I stumbled out of the house into the darkness, bleary-eyed, and slightly incoherent. I approached a Producer who, upon seeing me, reacted as if I was Tom Hanks’ character from Cast Away, suddenly back after four years on an island when everyone had given him up for dead.
“You’re still here?!”
After the 2-3 second latency in comprehension due to my inability to process vocabulary at this particular moment, I nodded.
I was able to communicate, in the most rudimentary of ways, that no one wrapped me out, so I just kept working. The Producer quickly hustled me off set and sent me on my way, explaining that I wasn’t supposed to work more than 12 hours due to overtime penalties. I was relieved that my day was finally over and the news about overtime was a nice plus.
Somehow, I made it to my car and was able to drive myself home.
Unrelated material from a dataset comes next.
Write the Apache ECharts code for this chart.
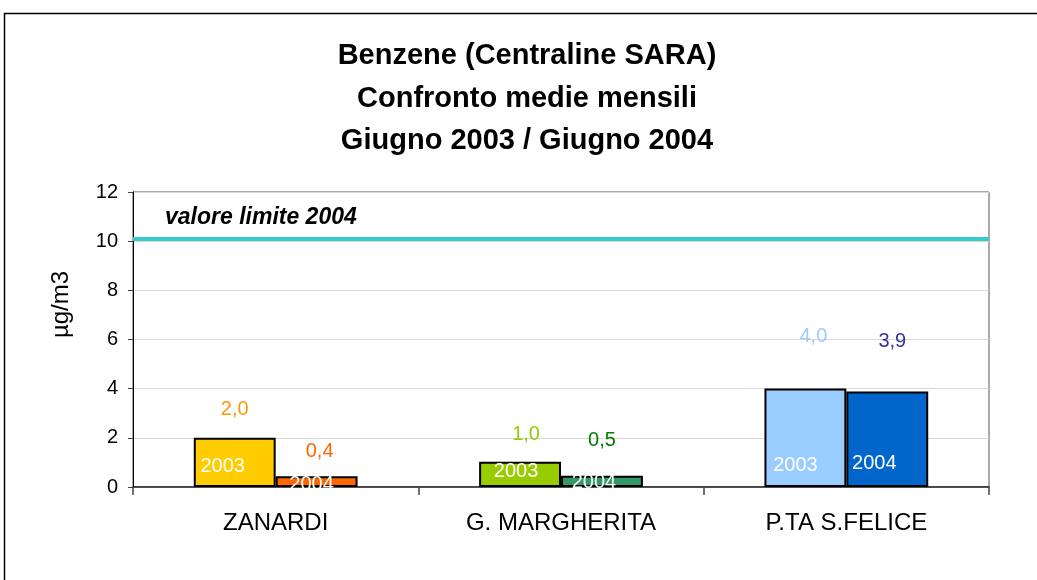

The next day, when I was well-rested and clear-headed, I reflected on the situation. See, I have a compulsion to replay events again and again in my own mind, examining every little thing I said and did, evaluating in excruciating detail if I should have acted differently. In this situation, the biggest thing I learned is that you should always speak up and advocate for yourself.
In my early 20s, fresh out of college with little experience on set, I didn’t want to people to think of me as lazy, unwilling to put in the long/hard hours that production demands. I didn’t want to appear as though I was ungrateful for the job. After all, as a freelancer, you always have to be thinking about the next job, and I didn’t want to do anything that could sully my reputation. But in this circumstance I would have been doing the producers a favor if I had spoken up earlier. They would have appreciated it; not resented it, because it would have saved them just a little bit of money.
So, always be willing to stand up for yourself; not in a hostile, egotistical and unprofessional manner, but in a way that makes it clear to potential clients and others…
what you are/are not willing to do
what your rate is
what you believe in/stand for
what you believe is the best course of action
Do this in a diplomatic way that is respectful toward all and people won’t judge you as lazy, ungrateful, or uncooperative. Rather, I believe they will appreciate the clarity of expectations so there are no unwanted surprises later.
EPILOGUE
In case you’ve been wondering, here’s the episode I worked on:
I always found this show and those like it to be somewhat exploitative, but I enjoyed you letting us behind the curtain nonetheless!
Nice. I was a story producer on several shows over a couple of years (I avoided reality shows like the plague during my 15 years in Hollywood). Had to be on set in more than one instance. People simply have no idea how much problem-solving goes into getting a show - any show - in the can. And how little glamour (if any) there is to it.